Let’s encourage Catholic parents to be more generous in welcoming children. We truly need heroic mothers, much like Fisher — and generous fathers, too!
I understand what he's saying, and he's quite right: it would be wonderful to hear more exhortations to heroic love, and to hear priests and others encouraging Catholic parents to consider having large families. A large family is a wonderful thing, something I know I'm lucky to have.
But I have a quibble with the way he equates "generous parenthood" and "heroic love" with "many children," as if those with fewer children are necessarily less generous or loving. His letter reminded me very much of some comments I've been getting on an old post I wrote, "Why we're dropping out of home school." The commenters chastised me for discouraging parents who were going through normal struggles with home schooling (although, when a struggling person chooses to read a post titled "Why we're dropping out . . . " and then feels discouraged, the author is hardly to blame).
I wrote that post in part because I know there are ten million blogs and websites encouraging families of home schoolers, but very few, if any, meant to encourage people who have stopped home schooling. Now, you might say that there is very little need to encourage people to stop home schooling. Life itself performs that function: we get tired, frustrated, scared, lonely, bored, misunderstood, mocked, and occasionally thrown in jail for home schooling. So is there really any need for me to join this discouraging chorus?
Sure there is. Because for every mom who is having a terrible day with the kids, and who just needs to hear "Hang in there! It's so worth it! You can do this!" there is another mom who is having a terrible day of another kind -- that terrible day when you realize that things have to change. That you're not the person you thought you were. That God is asking something different from you. And what that mom needs to hear is, "You can do something different, and you will not die."
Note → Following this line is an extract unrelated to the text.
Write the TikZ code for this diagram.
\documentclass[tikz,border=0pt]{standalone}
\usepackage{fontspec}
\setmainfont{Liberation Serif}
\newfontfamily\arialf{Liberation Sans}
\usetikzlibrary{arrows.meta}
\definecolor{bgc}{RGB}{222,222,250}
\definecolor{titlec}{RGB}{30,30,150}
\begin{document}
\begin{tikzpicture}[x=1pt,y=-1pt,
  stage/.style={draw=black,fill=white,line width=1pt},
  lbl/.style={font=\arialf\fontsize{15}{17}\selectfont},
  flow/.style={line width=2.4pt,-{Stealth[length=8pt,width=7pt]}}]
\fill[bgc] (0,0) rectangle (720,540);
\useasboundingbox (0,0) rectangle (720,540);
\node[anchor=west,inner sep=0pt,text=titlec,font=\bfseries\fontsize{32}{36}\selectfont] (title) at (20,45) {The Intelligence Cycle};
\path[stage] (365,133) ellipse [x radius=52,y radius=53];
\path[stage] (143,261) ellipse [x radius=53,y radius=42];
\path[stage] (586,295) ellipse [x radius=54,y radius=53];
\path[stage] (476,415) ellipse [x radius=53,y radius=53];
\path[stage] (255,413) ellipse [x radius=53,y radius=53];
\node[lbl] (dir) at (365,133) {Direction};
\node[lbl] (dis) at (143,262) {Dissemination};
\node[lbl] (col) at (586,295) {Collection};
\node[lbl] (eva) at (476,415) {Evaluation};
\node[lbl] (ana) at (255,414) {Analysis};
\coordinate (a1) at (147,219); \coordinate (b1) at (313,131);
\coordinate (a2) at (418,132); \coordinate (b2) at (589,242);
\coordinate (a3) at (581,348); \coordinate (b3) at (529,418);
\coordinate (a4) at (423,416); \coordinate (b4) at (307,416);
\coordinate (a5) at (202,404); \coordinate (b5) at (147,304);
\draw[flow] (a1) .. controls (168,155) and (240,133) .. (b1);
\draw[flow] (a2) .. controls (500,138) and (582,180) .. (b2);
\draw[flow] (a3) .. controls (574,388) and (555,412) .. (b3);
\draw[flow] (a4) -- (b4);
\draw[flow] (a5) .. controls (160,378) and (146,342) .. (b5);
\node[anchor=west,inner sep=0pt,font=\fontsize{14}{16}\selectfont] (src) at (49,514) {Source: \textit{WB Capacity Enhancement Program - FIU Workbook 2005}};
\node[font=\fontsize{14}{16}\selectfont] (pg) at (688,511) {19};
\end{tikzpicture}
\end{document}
The world can tempt us to give up and stop trying when things get hard; but it can also tempt us to keep on trying and trying and trying and trying to do something that just isn't working -- and that's a temptation, too, and can be just as ruinous if you listen to it.
The same is true for the question of whether or not God is calling us to have a large family. Is it ever wrong to have a child? I don't know. But I do know this: for every ten women who hears the world saying, "Don't be stupid, don't be a freak -- just get your tubes tied and stop overpopulating the planet," there is one woman who really needs to hear just one person say, "There are lots of paths to holiness. Maybe your family won't be big, but it can still be holy. Or maybe you just need to catch your breath and take a little break before the next baby comes. It's okay. You can do that, and it doesn't mean you're lacking in love and generosity. It doesn't mean you're letting God down."
Is there a possibility that these reassuring messages will fall on the wrong ears? Absolutely. Will some people use this encouragement as an excuse to be lazy and selfish? Sure. These are the perils of the internet age. Pressing "publish" is like shooting buckshot: it goes every which way.
But the point is, there is nothing especially holy about pressing forward with something that just isn't working. There's nothing courageous about boldly striking out on the wrong path without a map. There's nothing courageous about getting all the way to Cape Cod, if you really needed to be in Rhode Island.